After every possible action was unsuccessful, the company resorted to bribing the officials to gain access to Alameda Research's crypto holdings.
$40M Sent to Chinese Officials to Unfreeze Trading Account
The updated indictment claims that this bribe "was to influence and induce one or more Chinese government officials to unfreeze certain Alameda trading accounts containing over $1 billion in cryptocurrency, which had been frozen by Chinese authorities."
According to Ars Technica, the court documents claim that after the bribe has been made to this certain private wallet, the Alameda accounts were immediately unfrozen, giving access to the executive.
Sam Bankman-Fried and the FTX Lawsuit
FTX announced its bankruptcy several months ago, and this was also the time when its former CEO and co-founder, Sam Bankman-Fried, announced his resignation from his post. After this event, things took a downward spiral for the company and its executives, with the pointing of fingers and uncovering of massive controversies behind its downfall.

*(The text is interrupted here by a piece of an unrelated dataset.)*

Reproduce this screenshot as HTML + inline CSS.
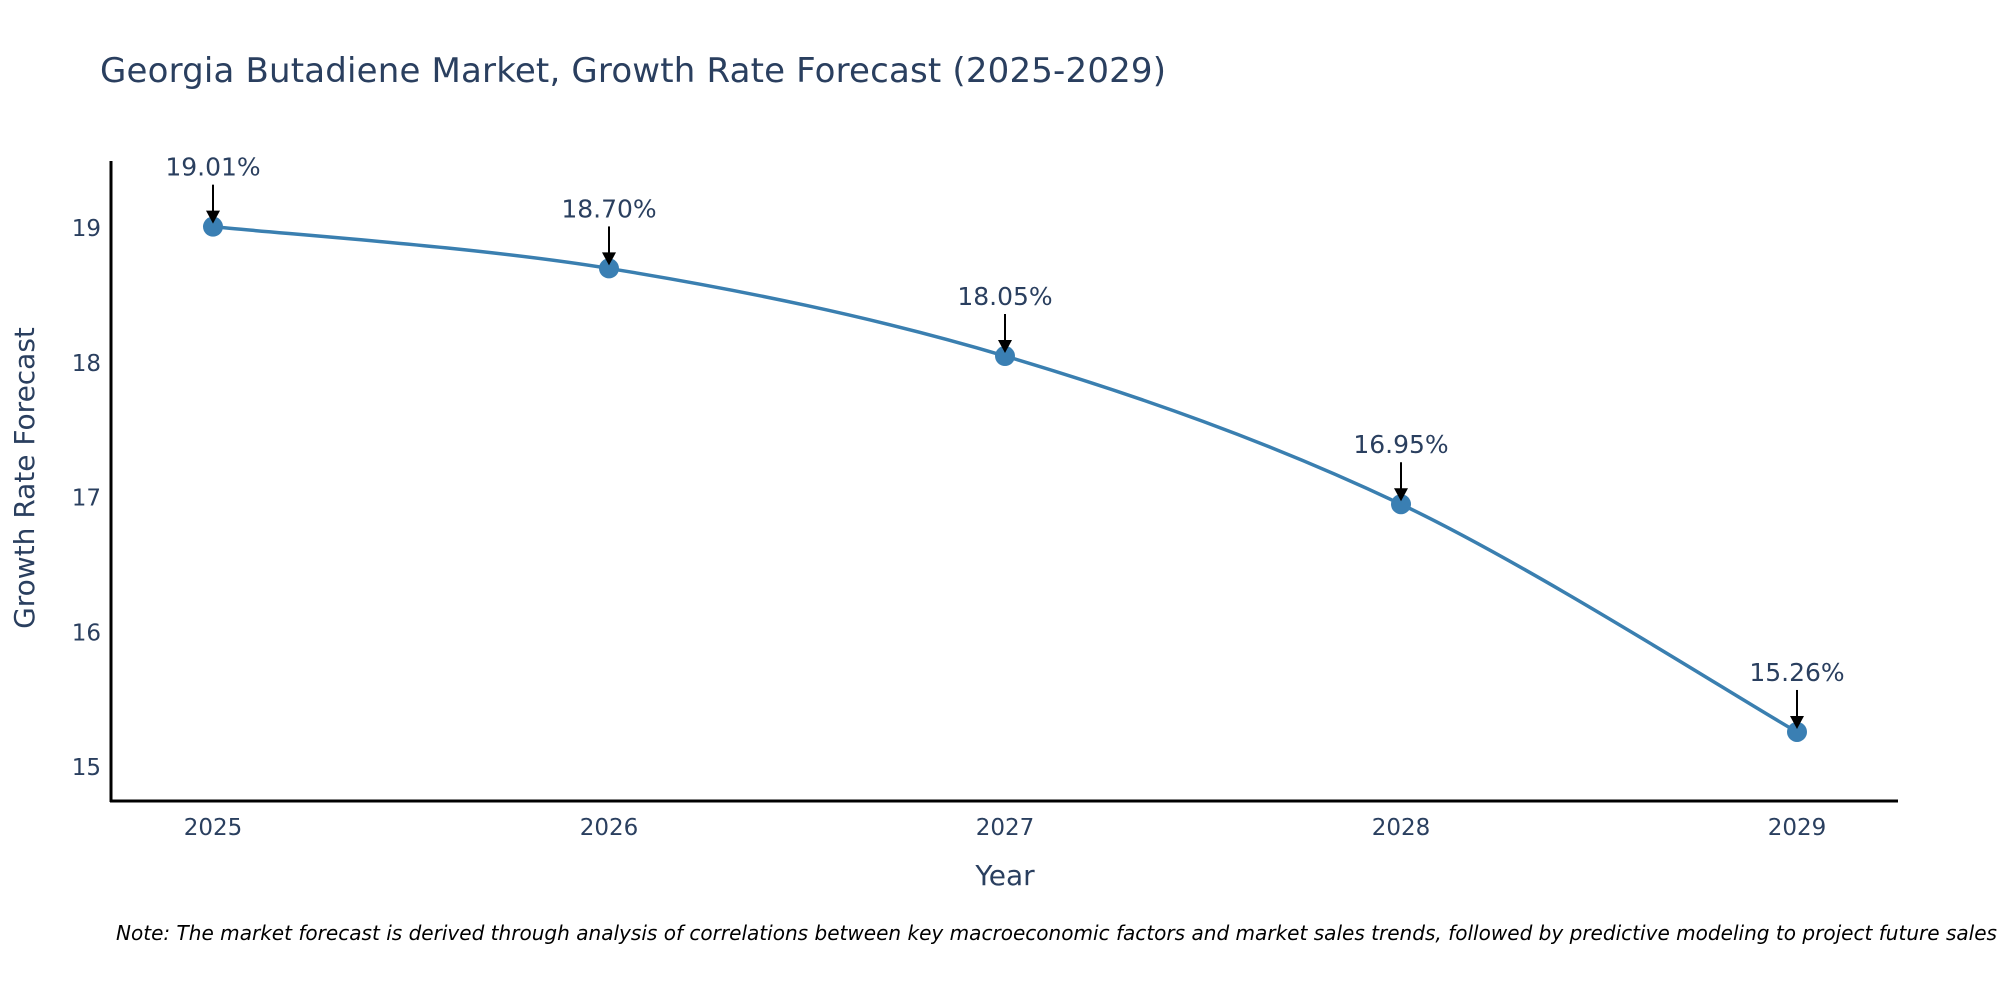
<!DOCTYPE html>
<html><head><meta charset="utf-8"><style>
body{margin:0;background:#fff;}
svg{display:block;font-family:"DejaVu Sans","Liberation Sans",sans-serif;}
</style></head><body>
<svg id="chart" width="2000" height="1000" viewBox="0 0 2000 1000">
<text x="100" y="82" font-size="34" fill="#2a3f5f" textLength="1066">Georgia Butadiene Market, Growth Rate Forecast (2025-2029)</text>
<g id="yticks"></g>
<g id="xticks"></g>
<line x1="111" y1="161" x2="111" y2="802" stroke="#000" stroke-width="3"/>
<line x1="110" y1="801" x2="1898" y2="801" stroke="#000" stroke-width="3"/>
<path id="line" fill="none" stroke="#3a7fb0" stroke-width="3.5"/>
<g id="points"></g>
<g id="annos"></g>
<text x="1005" y="885" font-size="28" fill="#2a3f5f" text-anchor="middle">Year</text>
<text transform="translate(34,478) rotate(-90)" font-size="28" fill="#2a3f5f" text-anchor="middle">Growth Rate Forecast</text>
<text x="116" y="940" font-size="20" font-style="italic" fill="#000" textLength="1881" lengthAdjust="spacingAndGlyphs">Note: The market forecast is derived through analysis of correlations between key macroeconomic factors and market sales trends, followed by predictive modeling to project future sales</text>
</svg>
<script>
const years=[2025,2026,2027,2028,2029];
const values=[19.01,18.70,18.05,16.95,15.26];
const labels=["19.01%","18.70%","18.05%","16.95%","15.26%"];
const yTicks=[15,16,17,18,19];
const NS="http://www.w3.org/2000/svg";
function xs(i){return 213+(1797-213)*i/(years.length-1);}
function ys(v){return 228+(19-v)*134.75;}
function mk(tag,attrs,parent){const e=document.createElementNS(NS,tag);for(const k in attrs)e.setAttribute(k,attrs[k]);parent.appendChild(e);return e;}
const yt=document.getElementById('yticks');
yTicks.forEach(t=>{const e=mk('text',{x:101,y:ys(t)+8,'font-size':23,fill:'#2a3f5f','text-anchor':'end'},yt);e.textContent=t;

});
const xt=document.getElementById('xticks');
years.forEach((y,i)=>{const e=mk('text',{x:xs(i),y:835,'font-size':23,fill:'#2a3f5f','text-anchor':'middle'},xt);e.textContent=y;

});
const P=values.map((v,i)=>[xs(i),ys(v)]);
let d=`M${P[0][0]},${P[0][1]}`;
for(let i=0;i<P.length-1;i++){const p0=P[Math.max(i-1,0)],p1=P[i],p2=P[i+1],p3=P[Math.min(i+2,P.length-1)];const s=1/6;
d+=` C${p1[0]+(p2[0]-p0[0])*s},${p1[1]+(p2[1]-p0[1])*s} ${p2[0]-(p3[0]-p1[0])*s},${p2[1]-(p3[1]-p1[1])*s} ${p2[0]},${p2[1]}`;}
document.getElementById('line').setAttribute('d',d);
const pg=document.getElementById('points'),ag=document.getElementById('annos');
P.forEach((p,i)=>{const c=mk('circle',{cx:p[0],cy:p[1],r:10,fill:'#3a7fb3'},pg);


const l=mk('line',{x1:p[0],y1:p[1]-42,x2:p[0],y2:p[1]-14,stroke:'#000','stroke-width':2},ag);


const h=mk('polygon',{points:`${p[0]-7},${p[1]-16} ${p[0]+7},${p[1]-16} ${p[0]},${p[1]-3}`,fill:'#000'},ag);


const t=mk('text',{x:p[0],y:p[1]-51,'font-size':25,fill:'#2a3f5f','text-anchor':'middle'},ag);t.textContent=labels[i];

});
</script>
</body></html>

There were many charges filed against SBF, even from his former company which suffered from the loss of funds that were allegedly lost ahead of its bankruptcy announcements. Still, while other executives from the company admitted their wrongdoings, Bankman-Fried stood out as he pleaded "not guilty" to the many charges against his name.
The courts are now in pursuit of this case against the former executive, even limiting his use of communication devices to flip phones without internet connectivity.
In the latest development to the FTX and Bankman-Fried case, claims of bribery that took place in 2021 paid to Chinese officials adds another charge to SBF's case, one that would be proven in the coming proceedings of the suit.